My key message is this: We really need to remove the dependency of py2ju, because that is just confusing.

TLDR, what I did was:

  1. Restrict the nature of input arguments to make it clearer for Julia users
  2. Remove py2ju because we really should not be relying on python syntax in Julia code. Instead, show users how to input the arguments in Julia code in the README/documentation (I'll update the README further).
  3. Pulling out minor functions (see below), so that they can be individually modified without disturbing the overall code. a. Retrieval of cdskeys b. Parsing of HTTP request
  4. Allow for the retrieval to fail, otherwise the initial one looks as though it will be stuck in a loop (lines 36-40 of the initial code).
juliohm commented 4 years ago

TLDR, what I did was:

  • Restrict the nature of input arguments to make it clearer for Julia users

Restricting input arguments is a Julia anti-pattern, see section "Over-constraining argument types" https://www.oxinabox.net/2020/04/19/Julia-Antipatterns.html

  • Remove py2ju because we really should not be relying on python syntax in Julia code. Instead, show users how to input the arguments in Julia code.

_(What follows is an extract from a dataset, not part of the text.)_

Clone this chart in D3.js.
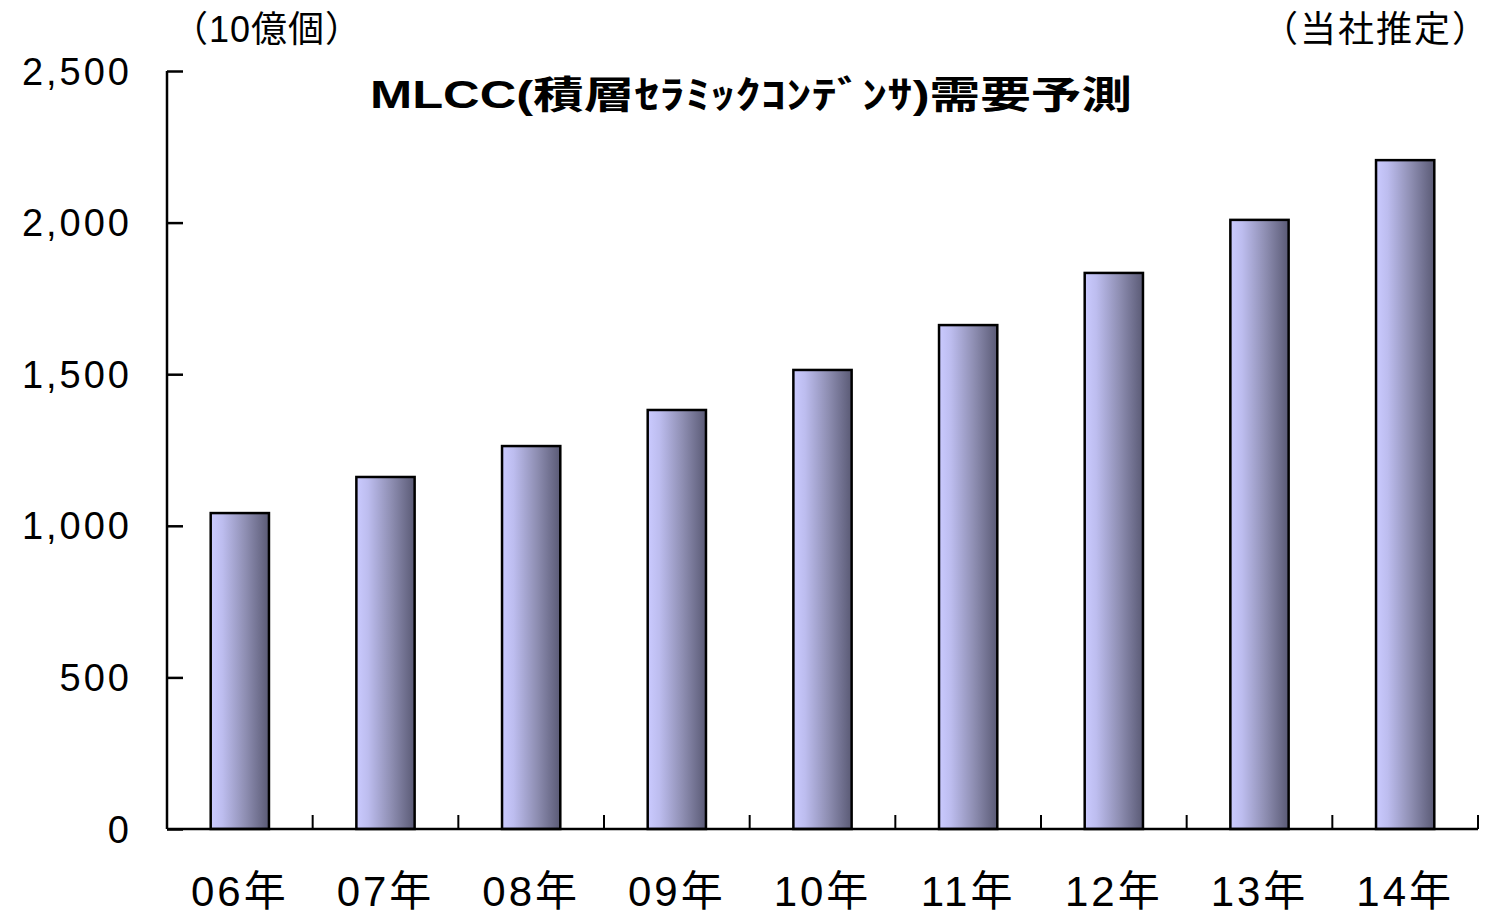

Isn't it true that the current master branch supports Julia dicts just fine? We are only providing an additional helper function py2ju in case someone doesn't want to build the dict by hand. The CDS website creates Python queries for you, and converting these queries by hand can be a waste of time. What we should do is clarify in the README that Julia dicts are supported.

  • Pulling out minor functions (see below), so that they can be individually modified without disturbing the overall code. a. Retrieval of cdskeys b. Parsing of HTTP request

To be honest I don't see much use in a separate cdskey function, but we can review a separate PR with this improvement. Regarding the parsing of HTTP, this is the part of the code that I thought could be reformatted. What about we start two separate PRs with these changes?

natgeo-wong commented 3 years ago

Hi, sorry for the silence.

I will make the PRs when I have time, now is crunch time with class projects coming up.

I still believe that specifying the input types will be helpful, especially if people are coming over from Python to Julia, for new users to understand exactly how the Julia portions of the code work. I stand by my previous statement that specifying it is necessary.

I will make separate PRs for the parts you've specified.

juliohm commented 3 years ago

Awesome. I will close this PR for now, and then we can start fresh PRs with individual changes when you are over your other tasks in your todo list.